Exercise brief:
Look below. Copy each line that has "React" in it.

Source data:
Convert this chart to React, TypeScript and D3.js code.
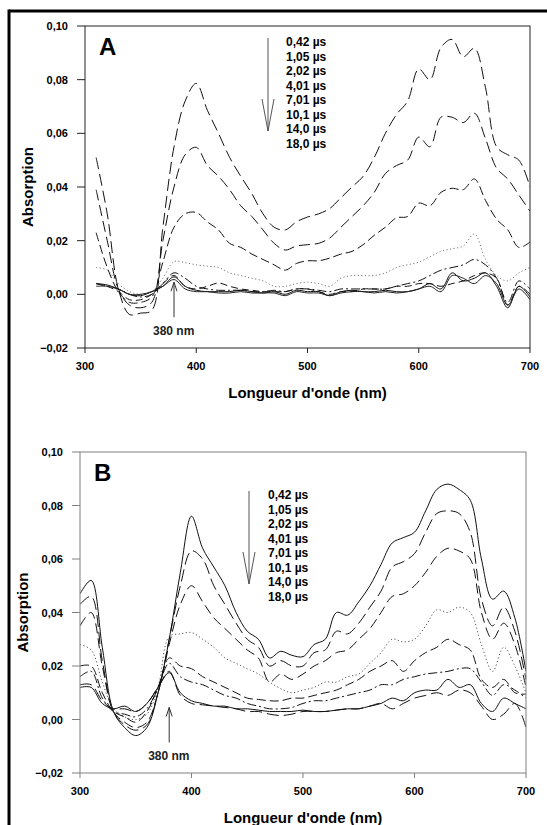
import React from "react";
import * as d3 from "d3";

// ---------- DATA ----------
const timeLabels = ["0,42 µs", "1,05 µs", "2,02 µs", "4,01 µs", "7,01 µs", "10,1 µs", "14,0 µs", "18,0 µs"];

const wavelengthsA = [310, 320, 330, 340, 350, 360, 370, 380, 390, 400, 410, 420, 430, 440, 450, 460, 470, 480, 490, 500,
  510, 520, 530, 540, 550, 560, 570, 580, 590, 600, 610, 620, 630, 640, 650, 660, 670, 680, 690, 700];

const a042 = [0.051, 0.030, 0.002, -0.0075, -0.007, -0.006, 0.025, 0.055, 0.072, 0.0786, 0.0686, 0.060, 0.051, 0.044, 0.0375, 0.030, 0.025, 0.024, 0.027, 0.0288,
  0.030, 0.032, 0.036, 0.040, 0.044, 0.051, 0.060, 0.067, 0.072, 0.084, 0.080, 0.092, 0.095, 0.0885, 0.0917, 0.077, 0.055, 0.052, 0.050, 0.040];
const a105 = [0.039, 0.020, 0.002, -0.004, -0.005, -0.003, 0.020, 0.040, 0.052, 0.0548, 0.048, 0.044, 0.039, 0.033, 0.029, 0.024, 0.019, 0.0165, 0.018, 0.0185,
  0.019, 0.021, 0.025, 0.029, 0.033, 0.038, 0.045, 0.048, 0.050, 0.0586, 0.055, 0.066, 0.066, 0.064, 0.0675, 0.058, 0.047, 0.043, 0.037, 0.031];
const a202 = [0.023, 0.010, 0.001, -0.003, -0.003, -0.001, 0.012, 0.025, 0.030, 0.0305, 0.027, 0.024, 0.019, 0.0175, 0.015, 0.013, 0.011, 0.009, 0.0115, 0.0125,
  0.0125, 0.0135, 0.015, 0.016, 0.0185, 0.022, 0.025, 0.0285, 0.029, 0.034, 0.033, 0.038, 0.0395, 0.039, 0.043, 0.035, 0.028, 0.024, 0.0175, 0.0195];
const a401 = [0.010, 0.009, 0.004, 0.001, 0.000, 0.001, 0.006, 0.0122, 0.0118, 0.011, 0.0105, 0.010, 0.008, 0.007, 0.006, 0.005, 0.003, 0.003, 0.004, 0.0045,
  0.004, 0.003, 0.006, 0.007, 0.007, 0.007, 0.008, 0.010, 0.011, 0.012, 0.014, 0.016, 0.017, 0.018, 0.0225, 0.013, 0.007, 0.005, 0.008, 0.010];
const a701 = [0.004, 0.003, 0.002, 0.000, -0.001, 0.000, 0.004, 0.008, 0.006, 0.003, 0.002, 0.0015, 0.0015, 0.0015, 0.001, 0.001, 0.0015, 0.001, 0.002, 0.002,
  0.0015, 0.001, 0.002, 0.002, 0.002, 0.002, 0.002, 0.003, 0.004, 0.005, 0.007, 0.009, 0.010, 0.011, 0.013, 0.011, 0.006, -0.003, 0.005, 0.002];
const a101 = [0.004, 0.003, 0.001, -0.002, -0.002, 0.000, 0.004, 0.007, 0.003, 0.002, 0.003, 0.0042, 0.003, 0.002, 0.0015, 0.001, 0.001, 0.001, 0.002, 0.002,
  0.001, 0.000, 0.001, 0.001, 0.002, 0.002, 0.002, 0.003, 0.003, 0.004, 0.004, 0.003, 0.004, 0.005, 0.007, 0.008, 0.006, -0.004, 0.003, 0.000];
const a140 = [0.004, 0.0035, 0.002, 0.000, -0.0005, 0.001, 0.003, 0.0065, 0.003, 0.0015, 0.001, 0.001, 0.001, 0.0015, 0.001, 0.0005, 0.001, 0.000, 0.0015, 0.001,
  0.001, -0.0005, 0.001, 0.0015, 0.001, 0.001, 0.0015, 0.001, 0.001, 0.002, 0.004, 0.002, 0.008, 0.005, 0.006, 0.008, 0.003, -0.005, 0.003, -0.001];
const a180 = [0.003, 0.003, 0.002, 0.000, 0.000, 0.001, 0.003, 0.0055, 0.002, 0.001, 0.001, 0.0005, 0.0005, 0.001, 0.0005, 0.0005, 0.0005, -0.0005, 0.001, 0.0005,
  0.0005, -0.0005, 0.0005, 0.001, 0.001, 0.0005, 0.001, 0.0005, 0.001, 0.002, 0.003, 0.001, 0.007, 0.006, 0.004, 0.007, 0.004, -0.004, 0.002, -0.002];

const wavelengthsB = [300, 310, 320, 330, 340, 350, 360, 370, 380, 390, 400, 410, 420, 430, 440, 450, 460, 470, 480, 490, 500,
  510, 520, 530, 540, 550, 560, 570, 580, 590, 600, 610, 620, 630, 640, 650, 660, 670, 680, 690, 700];

const b042 = [0.047, 0.052, 0.027, 0.003, -0.003, -0.006, -0.003, 0.010, 0.030, 0.055, 0.076, 0.064, 0.057, 0.050, 0.040, 0.033, 0.030, 0.023, 0.0255, 0.024, 0.0235,
  0.028, 0.030, 0.040, 0.039, 0.044, 0.050, 0.058, 0.066, 0.068, 0.070, 0.078, 0.086, 0.088, 0.086, 0.082, 0.060, 0.045, 0.048, 0.038, 0.018];
const b105 = [0.043, 0.046, 0.022, 0.003, -0.002, -0.004, -0.002, 0.010, 0.030, 0.050, 0.063, 0.060, 0.050, 0.043, 0.036, 0.030, 0.027, 0.020, 0.022, 0.020, 0.020,
  0.025, 0.026, 0.033, 0.032, 0.036, 0.042, 0.048, 0.057, 0.059, 0.062, 0.070, 0.077, 0.078, 0.077, 0.070, 0.045, 0.035, 0.042, 0.033, 0.015];
const b202 = [0.035, 0.040, 0.020, 0.003, -0.001, -0.003, -0.001, 0.010, 0.028, 0.043, 0.050, 0.044, 0.038, 0.034, 0.030, 0.026, 0.023, 0.014, 0.017, 0.015, 0.017,
  0.020, 0.022, 0.025, 0.026, 0.030, 0.034, 0.040, 0.046, 0.047, 0.050, 0.055, 0.061, 0.064, 0.063, 0.060, 0.040, 0.030, 0.036, 0.028, 0.012];
const b401 = [0.028, 0.026, 0.014, 0.004, 0.001, 0.000, 0.002, 0.012, 0.031, 0.032, 0.0325, 0.030, 0.027, 0.023, 0.021, 0.019, 0.017, 0.014, 0.0115, 0.010, 0.011,
  0.012, 0.014, 0.014, 0.016, 0.017, 0.021, 0.025, 0.030, 0.029, 0.030, 0.035, 0.041, 0.040, 0.042, 0.040, 0.028, 0.018, 0.027, 0.020, 0.010];
const b701 = [0.020, 0.020, 0.010, 0.003, 0.001, -0.001, 0.003, 0.012, 0.023, 0.020, 0.019, 0.016, 0.014, 0.012, 0.010, 0.008, 0.0075, 0.007, 0.007, 0.008, 0.008,
  0.009, 0.010, 0.011, 0.013, 0.015, 0.018, 0.020, 0.022, 0.018, 0.022, 0.025, 0.027, 0.030, 0.028, 0.026, 0.015, 0.012, 0.015, 0.010, 0.0095];
const b101 = [0.016, 0.018, 0.008, 0.003, 0.002, 0.001, 0.004, 0.012, 0.021, 0.016, 0.014, 0.013, 0.011, 0.009, 0.008, 0.006, 0.005, 0.004, 0.004, 0.0045, 0.006,
  0.007, 0.007, 0.008, 0.009, 0.010, 0.011, 0.013, 0.013, 0.015, 0.016, 0.017, 0.0175, 0.018, 0.019, 0.019, 0.014, 0.009, 0.013, 0.011, 0.008];
const b140 = [0.013, 0.013, 0.007, 0.004, 0.004, 0.003, 0.006, 0.012, 0.018, 0.009, 0.006, 0.0055, 0.005, 0.0045, 0.004, 0.003, 0.003, 0.002, 0.0015, 0.002, 0.003,
  0.003, 0.003, 0.0035, 0.004, 0.004, 0.005, 0.006, 0.004, 0.006, 0.008, 0.009, 0.010, 0.009, 0.011, 0.010, 0.005, 0.000, 0.002, 0.006, -0.003];
const b180 = [0.012, 0.012, 0.006, 0.004, 0.005, 0.003, 0.006, 0.012, 0.0175, 0.010, 0.007, 0.006, 0.005, 0.005, 0.004, 0.004, 0.0035, 0.003, 0.003, 0.003, 0.0035,
  0.003, 0.003, 0.0035, 0.004, 0.004, 0.005, 0.006, 0.008, 0.007, 0.010, 0.011, 0.011, 0.015, 0.012, 0.013, 0.006, 0.003, 0.008, 0.006, 0.004];

const seriesA = [a042, a105, a202, a401, a701, a101, a140, a180];
const seriesB = [b042, b105, b202, b401, b701, b101, b140, b180];

const xTicks = [300, 400, 500, 600, 700];
const yTicks = [-0.02, 0, 0.02, 0.04, 0.06, 0.08, 0.1];

// ---------- STYLES ----------
const FONT = "'Liberation Sans', Arial, Helvetica, sans-serif";
type LS = { dash: string; color: string; width: number };
const stylesA: LS[] = [
  { dash: "12,5", color: "#111", width: 1 },
  { dash: "11,5", color: "#111", width: 1 },
  { dash: "9,4", color: "#111", width: 1 },
  { dash: "1.2,2.4", color: "#777", width: 1 },
  { dash: "9,3,2,3", color: "#111", width: 1 },
  { dash: "7,4", color: "#111", width: 1 },
  { dash: "", color: "#111", width: 1 },
  { dash: "", color: "#222", width: 1 },
];
const stylesB: LS[] = [
  { dash: "", color: "#111", width: 1 },
  { dash: "12,5", color: "#111", width: 1 },
  { dash: "10,5", color: "#111", width: 1 },
  { dash: "1.2,2.4", color: "#555", width: 1 },
  { dash: "9,4", color: "#111", width: 1 },
  { dash: "9,3,2,3", color: "#111", width: 1 },
  { dash: "12,5", color: "#111", width: 1 },
  { dash: "", color: "#111", width: 1 },
];

type PanelProps = {
  letter: string;
  wl: number[];
  series: number[][];
  styles: LS[];
  left: number; right: number; top: number; bottom: number;
  axisColor: string;
  yLabelX: number;
  titleY: number;
  legendX: number; legendY: number;
  arrowX: number;
};

const fmt = (v: number) => d3.format(".2f")(v).replace(".", ",");

function Panel(p: PanelProps) {
  const x = d3.scaleLinear().domain([300, 700]).range([p.left, p.right]);
  const y = d3.scaleLinear().domain([-0.02, 0.1]).range([p.bottom, p.top]);
  const line = d3.line<number>()
    .x((_, i) => x(p.wl[i]))
    .y((d) => y(d))
    .curve(d3.curveCatmullRom.alpha(0.5));
  const cx = (p.left + p.right) / 2;
  const cy = (p.top + p.bottom) / 2;
  const x380 = x(380);
  const legendStep = 14.5;
  const arrTop = p.legendY - 4;
  const arrBot = p.legendY + 89;
  return (
    <g>
      <defs>
        <clipPath id={"clip" + p.letter}>
          <rect x={p.left} y={p.top} width={p.right - p.left} height={p.bottom - p.top} />
        </clipPath>
      </defs>
      <g clipPath={`url(#clip${p.letter})`}>
        {p.series.map((s, i) => (
          <path key={i} d={line(s) || ""} fill="none" stroke={p.styles[i].color}
            strokeWidth={p.styles[i].width} strokeDasharray={p.styles[i].dash || undefined} />
        ))}
      </g>
      <rect x={p.left} y={p.top} width={p.right - p.left} height={p.bottom - p.top}
        fill="none" stroke={p.axisColor} strokeWidth={1} />
      {yTicks.map((t) => (
        <g key={"y" + t}>
          <line x1={p.left - 8} x2={p.left} y1={y(t)} y2={y(t)} stroke={p.axisColor} />
          <text x={p.left - 17} y={y(t) + 4} textAnchor="end" fontFamily={FONT} fontSize={11} fontWeight="bold">{fmt(t)}</text>
        </g>
      ))}
      {xTicks.map((t) => (
        <g key={"x" + t}>
          <line x1={x(t)} x2={x(t)} y1={p.bottom} y2={p.bottom + 5} stroke={p.axisColor} />
          <text x={x(t)} y={p.bottom + 22} textAnchor="middle" fontFamily={FONT} fontSize={11} fontWeight="bold">{t}</text>
        </g>
      ))}
      <text transform={`translate(${p.yLabelX},${cy}) rotate(-90)`} textAnchor="middle" dominantBaseline="central"
        fontFamily={FONT} fontSize={15} fontWeight="bold">Absorption</text>
      <text x={cx} y={p.titleY} textAnchor="middle" fontFamily={FONT} fontSize={15} fontWeight="bold">Longueur d'onde (nm)</text>
      <text x={p.left + 14} y={p.top + 29} fontFamily={FONT} fontSize={24} fontWeight="bold">{p.letter}</text>
      <line x1={p.arrowX} x2={p.arrowX} y1={arrTop} y2={arrBot} stroke="#555" strokeWidth={1} />
      <polyline points={`${p.arrowX - 6},${arrBot - 32} ${p.arrowX},${arrBot} ${p.arrowX + 6},${arrBot - 32}`}
        fill="none" stroke="#555" strokeWidth={1} />
      {timeLabels.map((t, i) => (
        <text key={t} x={p.legendX} y={p.legendY + i * legendStep + 4} fontFamily={FONT} fontSize={12} fontWeight="bold">{t}</text>
      ))}
      <line x1={x380} x2={x380} y1={y(0.0045) + 35} y2={y(0.0045)} stroke="#333" strokeWidth={1} />
      <polyline points={`${x380 - 3},${y(0.0045) + 9} ${x380},${y(0.0045)} ${x380 + 3},${y(0.0045) + 9}`}
        fill="none" stroke="#333" strokeWidth={1} />
      <text x={x380 - 21} y={y(0.0045) + 53} fontFamily={FONT} fontSize={12} fontWeight="bold" fill="#222">380 nm</text>
    </g>
  );
}

export default function App() {
  return (
    <svg width={547} height={825} style={{ position: "absolute", left: 0, top: 0, background: "#fff" }}>
      <rect x={0} y={0} width={547} height={825} fill="#fff" />
      <line x1={9} x2={547} y1={11} y2={11} stroke="#000" strokeWidth={3} />
      <line x1={9} x2={9} y1={9.5} y2={825} stroke="#000" strokeWidth={3} />
      <Panel letter="A" wl={wavelengthsA} series={seriesA} styles={stylesA}
        left={85} right={530} top={26} bottom={348} axisColor="#222"
        yLabelX={27} titleY={398} legendX={286} legendY={42} arrowX={268} />
      <Panel letter="B" wl={wavelengthsB} series={seriesB} styles={stylesB}
        left={80} right={526} top={452} bottom={773} axisColor="#808080"
        yLabelX={22} titleY={823} legendX={268} legendY={495} arrowX={249} />
    </svg>
  );
}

Result below:
Convert this chart to React, TypeScript and D3.js code.
import React from "react";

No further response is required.